> Provided data:
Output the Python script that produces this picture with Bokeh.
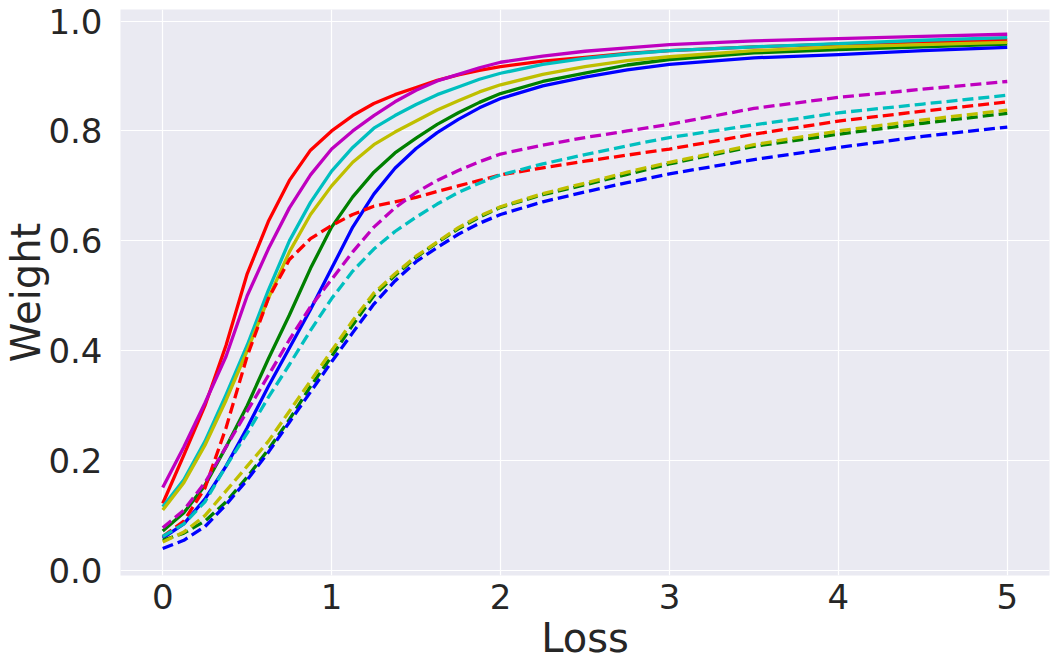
from bokeh.plotting import figure
from bokeh.models import FixedTicker, PrintfTickFormatter, Range1d
from bokeh.embed import file_html
from bokeh.resources import INLINE

# Loss values at which the curves were read
loss = [0, 0.125, 0.25, 0.375, 0.5, 0.625, 0.75, 0.875, 1.0, 1.125, 1.25,
        1.375, 1.5, 1.625, 1.75, 1.875, 2.0, 2.25, 2.5, 2.75, 3.0, 3.5, 4.0, 4.5, 5.0]

# Solid curves
red_solid = [0.122, 0.21, 0.30, 0.41, 0.54, 0.635, 0.71, 0.765, 0.80, 0.828, 0.85,
             0.866, 0.879, 0.892, 0.902, 0.91, 0.917, 0.927, 0.934, 0.941, 0.946,
             0.953, 0.958, 0.962, 0.965]
magenta_solid = [0.151, 0.225, 0.305, 0.39, 0.50, 0.585, 0.66, 0.72, 0.767, 0.80, 0.828,
                 0.853, 0.874, 0.891, 0.903, 0.915, 0.925, 0.936, 0.945, 0.951, 0.957,
                 0.964, 0.968, 0.972, 0.976]
cyan_solid = [0.116, 0.165, 0.235, 0.32, 0.41, 0.51, 0.60, 0.67, 0.727, 0.77, 0.805,
              0.828, 0.848, 0.866, 0.88, 0.894, 0.905, 0.921, 0.932, 0.94, 0.946,
              0.953, 0.959, 0.965, 0.970]
yellow_solid = [0.110, 0.16, 0.228, 0.31, 0.40, 0.495, 0.58, 0.648, 0.70, 0.743, 0.775,
                0.798, 0.818, 0.838, 0.855, 0.871, 0.884, 0.903, 0.917, 0.928, 0.935,
                0.946, 0.953, 0.957, 0.961]
green_solid = [0.072, 0.105, 0.155, 0.225, 0.30, 0.385, 0.465, 0.55, 0.625, 0.68, 0.725,
               0.76, 0.787, 0.812, 0.833, 0.852, 0.868, 0.89, 0.905, 0.92, 0.930,
               0.942, 0.948, 0.953, 0.958]
blue_solid = [0.059, 0.085, 0.13, 0.19, 0.26, 0.335, 0.405, 0.475, 0.55, 0.625, 0.685,
              0.732, 0.768, 0.797, 0.821, 0.842, 0.859, 0.882, 0.898, 0.911, 0.921,
              0.933, 0.939, 0.946, 0.952]

# Dashed curves
red_dashed = [0.062, 0.09, 0.15, 0.26, 0.39, 0.495, 0.566, 0.604, 0.628, 0.648, 0.663,
              0.671, 0.679, 0.69, 0.70, 0.71, 0.72, 0.733, 0.745, 0.756, 0.767,
              0.794, 0.818, 0.836, 0.853]
magenta_dashed = [0.078, 0.11, 0.16, 0.225, 0.29, 0.355, 0.42, 0.48, 0.53, 0.58, 0.625,
                  0.66, 0.688, 0.71, 0.728, 0.744, 0.758, 0.774, 0.788, 0.80, 0.812,
                  0.841, 0.861, 0.876, 0.890]
cyan_dashed = [0.062, 0.085, 0.125, 0.19, 0.25, 0.315, 0.375, 0.437, 0.495, 0.545, 0.585,
               0.617, 0.643, 0.667, 0.688, 0.705, 0.72, 0.74, 0.757, 0.773, 0.788,
               0.811, 0.833, 0.849, 0.865]
yellow_dashed = [0.052, 0.07, 0.10, 0.145, 0.19, 0.235, 0.29, 0.345, 0.40, 0.455, 0.505,
                 0.54, 0.572, 0.598, 0.624, 0.645, 0.662, 0.686, 0.705, 0.725, 0.743,
                 0.775, 0.80, 0.82, 0.838]
green_dashed = [0.055, 0.068, 0.09, 0.125, 0.17, 0.22, 0.275, 0.335, 0.39, 0.447, 0.50,
                0.537, 0.57, 0.597, 0.622, 0.643, 0.661, 0.684, 0.702, 0.721, 0.740,
                0.772, 0.794, 0.814, 0.832]
blue_dashed = [0.040, 0.055, 0.08, 0.12, 0.165, 0.215, 0.27, 0.325, 0.38, 0.433, 0.485,
               0.527, 0.562, 0.588, 0.612, 0.632, 0.648, 0.671, 0.689, 0.706, 0.722,
               0.748, 0.77, 0.79, 0.807]

x_ticks = [0, 1, 2, 3, 4, 5]
y_ticks = [0.0, 0.2, 0.4, 0.6, 0.8, 1.0]

series = [
    (red_solid, "#ff0000", "solid"),
    (green_solid, "#008000", "solid"),
    (blue_solid, "#0000ff", "solid"),
    (cyan_solid, "#00bfbf", "solid"),
    (magenta_solid, "#bf00bf", "solid"),
    (yellow_solid, "#bfbf00", "solid"),
    (red_dashed, "#ff0000", "11 5"),
    (green_dashed, "#008000", "11 5"),
    (blue_dashed, "#0000ff", "11 5"),
    (cyan_dashed, "#00bfbf", "11 5"),
    (magenta_dashed, "#bf00bf", "11 5"),
    (yellow_dashed, "#bfbf00", "11 5"),
]

p = figure(width=1052, height=666, output_backend="svg", toolbar_location=None,
           x_range=Range1d(-0.25, 5.25), y_range=Range1d(-0.009, 1.021),
           min_border_left=115, min_border_right=3, min_border_top=9,
           min_border_bottom=91)

p.background_fill_color = "#eaeaf2"
p.border_fill_color = "white"
p.outline_line_color = None

for ys, col, dash in series:
    p.line(loss, ys, line_color=col, line_width=3.3, line_dash=dash,
           line_join="round")

p.xaxis.ticker = FixedTicker(ticks=x_ticks)
p.yaxis.ticker = FixedTicker(ticks=y_ticks)
p.yaxis.formatter = PrintfTickFormatter(format="%.1f")

for ax in (p.xaxis[0], p.yaxis[0]):
    ax.axis_line_color = None
    ax.major_tick_line_color = None
    ax.minor_tick_line_color = None
    ax.major_label_text_font = "DejaVu Sans"
    ax.major_label_text_font_size = "34px"
    ax.major_label_text_color = "#262626"
    ax.axis_label_text_font = "DejaVu Sans"
    ax.axis_label_text_font_size = "40px"
    ax.axis_label_text_font_style = "normal"
    ax.axis_label_text_color = "#262626"

p.xaxis.axis_label = "Loss"
p.yaxis.axis_label = "Weight"
p.xaxis.major_label_standoff = 2
p.yaxis.major_label_standoff = 12
p.xaxis.axis_label_standoff = 3
p.yaxis.axis_label_standoff = -4

p.xgrid.grid_line_color = "white"
p.ygrid.grid_line_color = "white"
p.xgrid.grid_line_width = 1.2
p.ygrid.grid_line_width = 1.2

open("out.html", "w").write(file_html(p, INLINE))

> Instructions to follow: Transcribe the whole listing exactly. Pictures stay out of your copy.

> Result for this task:
Output the Python script that produces this picture with Bokeh.
from bokeh.plotting import figure
from bokeh.models import FixedTicker, PrintfTickFormatter, Range1d
from bokeh.embed import file_html
from bokeh.resources import INLINE

# Loss values at which the curves were read
loss = [0, 0.125, 0.25, 0.375, 0.5, 0.625, 0.75, 0.875, 1.0, 1.125, 1.25,
        1.375, 1.5, 1.625, 1.75, 1.875, 2.0, 2.25, 2.5, 2.75, 3.0, 3.5, 4.0, 4.5, 5.0]

# Solid curves
red_solid = [0.122, 0.21, 0.30, 0.41, 0.54, 0.635, 0.71, 0.765, 0.80, 0.828, 0.85,
             0.866, 0.879, 0.892, 0.902, 0.91, 0.917, 0.927, 0.934, 0.941, 0.946,
             0.953, 0.958, 0.962, 0.965]
magenta_solid = [0.151, 0.225, 0.305, 0.39, 0.50, 0.585, 0.66, 0.72, 0.767, 0.80, 0.828,
                 0.853, 0.874, 0.891, 0.903, 0.915, 0.925, 0.936, 0.945, 0.951, 0.957,
                 0.964, 0.968, 0.972, 0.976]
cyan_solid = [0.116, 0.165, 0.235, 0.32, 0.41, 0.51, 0.60, 0.67, 0.727, 0.77, 0.805,
              0.828, 0.848, 0.866, 0.88, 0.894, 0.905, 0.921, 0.932, 0.94, 0.946,
              0.953, 0.959, 0.965, 0.970]
yellow_solid = [0.110, 0.16, 0.228, 0.31, 0.40, 0.495, 0.58, 0.648, 0.70, 0.743, 0.775,
                0.798, 0.818, 0.838, 0.855, 0.871, 0.884, 0.903, 0.917, 0.928, 0.935,
                0.946, 0.953, 0.957, 0.961]
green_solid = [0.072, 0.105, 0.155, 0.225, 0.30, 0.385, 0.465, 0.55, 0.625, 0.68, 0.725,
               0.76, 0.787, 0.812, 0.833, 0.852, 0.868, 0.89, 0.905, 0.92, 0.930,
               0.942, 0.948, 0.953, 0.958]
blue_solid = [0.059, 0.085, 0.13, 0.19, 0.26, 0.335, 0.405, 0.475, 0.55, 0.625, 0.685,
              0.732, 0.768, 0.797, 0.821, 0.842, 0.859, 0.882, 0.898, 0.911, 0.921,
              0.933, 0.939, 0.946, 0.952]

# Dashed curves
red_dashed = [0.062, 0.09, 0.15, 0.26, 0.39, 0.495, 0.566, 0.604, 0.628, 0.648, 0.663,
              0.671, 0.679, 0.69, 0.70, 0.71, 0.72, 0.733, 0.745, 0.756, 0.767,
              0.794, 0.818, 0.836, 0.853]
magenta_dashed = [0.078, 0.11, 0.16, 0.225, 0.29, 0.355, 0.42, 0.48, 0.53, 0.58, 0.625,
                  0.66, 0.688, 0.71, 0.728, 0.744, 0.758, 0.774, 0.788, 0.80, 0.812,
                  0.841, 0.861, 0.876, 0.890]
cyan_dashed = [0.062, 0.085, 0.125, 0.19, 0.25, 0.315, 0.375, 0.437, 0.495, 0.545, 0.585,
               0.617, 0.643, 0.667, 0.688, 0.705, 0.72, 0.74, 0.757, 0.773, 0.788,
               0.811, 0.833, 0.849, 0.865]
yellow_dashed = [0.052, 0.07, 0.10, 0.145, 0.19, 0.235, 0.29, 0.345, 0.40, 0.455, 0.505,
                 0.54, 0.572, 0.598, 0.624, 0.645, 0.662, 0.686, 0.705, 0.725, 0.743,
                 0.775, 0.80, 0.82, 0.838]
green_dashed = [0.055, 0.068, 0.09, 0.125, 0.17, 0.22, 0.275, 0.335, 0.39, 0.447, 0.50,
                0.537, 0.57, 0.597, 0.622, 0.643, 0.661, 0.684, 0.702, 0.721, 0.740,
                0.772, 0.794, 0.814, 0.832]
blue_dashed = [0.040, 0.055, 0.08, 0.12, 0.165, 0.215, 0.27, 0.325, 0.38, 0.433, 0.485,
               0.527, 0.562, 0.588, 0.612, 0.632, 0.648, 0.671, 0.689, 0.706, 0.722,
               0.748, 0.77, 0.79, 0.807]

x_ticks = [0, 1, 2, 3, 4, 5]
y_ticks = [0.0, 0.2, 0.4, 0.6, 0.8, 1.0]

series = [
    (red_solid, "#ff0000", "solid"),
    (green_solid, "#008000", "solid"),
    (blue_solid, "#0000ff", "solid"),
    (cyan_solid, "#00bfbf", "solid"),
    (magenta_solid, "#bf00bf", "solid"),
    (yellow_solid, "#bfbf00", "solid"),
    (red_dashed, "#ff0000", "11 5"),
    (green_dashed, "#008000", "11 5"),
    (blue_dashed, "#0000ff", "11 5"),
    (cyan_dashed, "#00bfbf", "11 5"),
    (magenta_dashed, "#bf00bf", "11 5"),
    (yellow_dashed, "#bfbf00", "11 5"),
]

p = figure(width=1052, height=666, output_backend="svg", toolbar_location=None,
           x_range=Range1d(-0.25, 5.25), y_range=Range1d(-0.009, 1.021),
           min_border_left=115, min_border_right=3, min_border_top=9,
           min_border_bottom=91)

p.background_fill_color = "#eaeaf2"
p.border_fill_color = "white"
p.outline_line_color = None

for ys, col, dash in series:
    p.line(loss, ys, line_color=col, line_width=3.3, line_dash=dash,
           line_join="round")

p.xaxis.ticker = FixedTicker(ticks=x_ticks)
p.yaxis.ticker = FixedTicker(ticks=y_ticks)
p.yaxis.formatter = PrintfTickFormatter(format="%.1f")

for ax in (p.xaxis[0], p.yaxis[0]):
    ax.axis_line_color = None
    ax.major_tick_line_color = None
    ax.minor_tick_line_color = None
    ax.major_label_text_font = "DejaVu Sans"
    ax.major_label_text_font_size = "34px"
    ax.major_label_text_color = "#262626"
    ax.axis_label_text_font = "DejaVu Sans"
    ax.axis_label_text_font_size = "40px"
    ax.axis_label_text_font_style = "normal"
    ax.axis_label_text_color = "#262626"

p.xaxis.axis_label = "Loss"
p.yaxis.axis_label = "Weight"
p.xaxis.major_label_standoff = 2
p.yaxis.major_label_standoff = 12
p.xaxis.axis_label_standoff = 3
p.yaxis.axis_label_standoff = -4

p.xgrid.grid_line_color = "white"
p.ygrid.grid_line_color = "white"
p.xgrid.grid_line_width = 1.2
p.ygrid.grid_line_width = 1.2

open("out.html", "w").write(file_html(p, INLINE))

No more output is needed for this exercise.